== Available data ==
····················
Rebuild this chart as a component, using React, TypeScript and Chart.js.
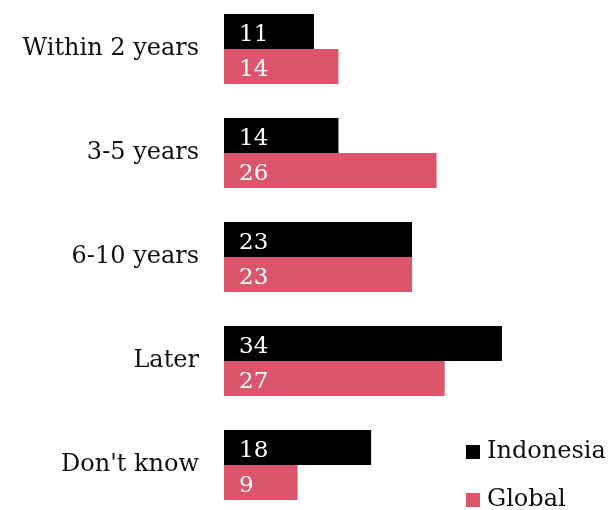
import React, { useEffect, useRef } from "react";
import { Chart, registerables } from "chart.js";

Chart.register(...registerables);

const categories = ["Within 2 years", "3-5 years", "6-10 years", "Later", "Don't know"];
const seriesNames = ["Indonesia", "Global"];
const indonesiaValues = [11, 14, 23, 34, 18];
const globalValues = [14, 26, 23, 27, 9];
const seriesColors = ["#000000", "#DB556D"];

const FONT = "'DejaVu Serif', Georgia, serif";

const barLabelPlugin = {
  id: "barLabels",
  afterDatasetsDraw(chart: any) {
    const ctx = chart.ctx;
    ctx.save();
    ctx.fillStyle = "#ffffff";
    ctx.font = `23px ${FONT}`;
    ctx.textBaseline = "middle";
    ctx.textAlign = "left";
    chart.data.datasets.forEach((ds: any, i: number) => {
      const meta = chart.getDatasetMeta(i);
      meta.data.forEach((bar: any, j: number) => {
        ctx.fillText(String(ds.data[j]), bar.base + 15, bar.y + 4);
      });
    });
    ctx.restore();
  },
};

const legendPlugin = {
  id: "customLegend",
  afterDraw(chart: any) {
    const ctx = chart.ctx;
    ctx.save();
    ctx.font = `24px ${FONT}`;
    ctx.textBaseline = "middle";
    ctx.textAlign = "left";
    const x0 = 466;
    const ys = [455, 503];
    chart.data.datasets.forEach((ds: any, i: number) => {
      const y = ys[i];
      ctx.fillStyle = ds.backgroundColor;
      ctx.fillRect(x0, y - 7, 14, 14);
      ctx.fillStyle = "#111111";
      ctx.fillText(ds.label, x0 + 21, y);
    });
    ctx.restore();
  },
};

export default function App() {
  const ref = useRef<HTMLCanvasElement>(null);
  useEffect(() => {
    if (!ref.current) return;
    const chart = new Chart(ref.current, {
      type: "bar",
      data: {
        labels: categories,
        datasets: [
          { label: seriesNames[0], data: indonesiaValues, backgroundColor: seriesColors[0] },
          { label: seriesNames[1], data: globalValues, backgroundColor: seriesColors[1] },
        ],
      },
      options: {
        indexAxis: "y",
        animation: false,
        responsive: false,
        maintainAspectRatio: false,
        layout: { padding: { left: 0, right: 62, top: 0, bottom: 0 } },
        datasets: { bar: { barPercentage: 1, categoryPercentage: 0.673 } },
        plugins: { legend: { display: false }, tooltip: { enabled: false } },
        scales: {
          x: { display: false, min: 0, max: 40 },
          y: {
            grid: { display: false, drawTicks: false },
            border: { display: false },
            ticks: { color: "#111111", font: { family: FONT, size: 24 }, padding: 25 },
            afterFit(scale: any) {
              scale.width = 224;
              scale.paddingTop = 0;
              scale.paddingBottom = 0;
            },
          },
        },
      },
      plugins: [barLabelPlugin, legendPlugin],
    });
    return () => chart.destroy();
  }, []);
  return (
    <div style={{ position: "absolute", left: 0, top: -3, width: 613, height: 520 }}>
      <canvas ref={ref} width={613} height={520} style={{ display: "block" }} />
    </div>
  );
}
····················
== The problem ==
Pictures are excluded; copy all other data exactly as shown.

== The response ==
Rebuild this chart as a component, using React, TypeScript and Chart.js.
import React, { useEffect, useRef } from "react";
import { Chart, registerables } from "chart.js";

Chart.register(...registerables);

const categories = ["Within 2 years", "3-5 years", "6-10 years", "Later", "Don't know"];
const seriesNames = ["Indonesia", "Global"];
const indonesiaValues = [11, 14, 23, 34, 18];
const globalValues = [14, 26, 23, 27, 9];
const seriesColors = ["#000000", "#DB556D"];

const FONT = "'DejaVu Serif', Georgia, serif";

const barLabelPlugin = {
  id: "barLabels",
  afterDatasetsDraw(chart: any) {
    const ctx = chart.ctx;
    ctx.save();
    ctx.fillStyle = "#ffffff";
    ctx.font = `23px ${FONT}`;
    ctx.textBaseline = "middle";
    ctx.textAlign = "left";
    chart.data.datasets.forEach((ds: any, i: number) => {
      const meta = chart.getDatasetMeta(i);
      meta.data.forEach((bar: any, j: number) => {
        ctx.fillText(String(ds.data[j]), bar.base + 15, bar.y + 4);
      });
    });
    ctx.restore();
  },
};

const legendPlugin = {
  id: "customLegend",
  afterDraw(chart: any) {
    const ctx = chart.ctx;
    ctx.save();
    ctx.font = `24px ${FONT}`;
    ctx.textBaseline = "middle";
    ctx.textAlign = "left";
    const x0 = 466;
    const ys = [455, 503];
    chart.data.datasets.forEach((ds: any, i: number) => {
      const y = ys[i];
      ctx.fillStyle = ds.backgroundColor;
      ctx.fillRect(x0, y - 7, 14, 14);
      ctx.fillStyle = "#111111";
      ctx.fillText(ds.label, x0 + 21, y);
    });
    ctx.restore();
  },
};

export default function App() {
  const ref = useRef<HTMLCanvasElement>(null);
  useEffect(() => {
    if (!ref.current) return;
    const chart = new Chart(ref.current, {
      type: "bar",
      data: {
        labels: categories,
        datasets: [
          { label: seriesNames[0], data: indonesiaValues, backgroundColor: seriesColors[0] },
          { label: seriesNames[1], data: globalValues, backgroundColor: seriesColors[1] },
        ],
      },
      options: {
        indexAxis: "y",
        animation: false,
        responsive: false,
        maintainAspectRatio: false,
        layout: { padding: { left: 0, right: 62, top: 0, bottom: 0 } },
        datasets: { bar: { barPercentage: 1, categoryPercentage: 0.673 } },
        plugins: { legend: { display: false }, tooltip: { enabled: false } },
        scales: {
          x: { display: false, min: 0, max: 40 },
          y: {
            grid: { display: false, drawTicks: false },
            border: { display: false },
            ticks: { color: "#111111", font: { family: FONT, size: 24 }, padding: 25 },
            afterFit(scale: any) {
              scale.width = 224;
              scale.paddingTop = 0;
              scale.paddingBottom = 0;
            },
          },
        },
      },
      plugins: [barLabelPlugin, legendPlugin],
    });
    return () => chart.destroy();
  }, []);
  return (
    <div style={{ position: "absolute", left: 0, top: -3, width: 613, height: 520 }}>
      <canvas ref={ref} width={613} height={520} style={{ display: "block" }} />
    </div>
  );
}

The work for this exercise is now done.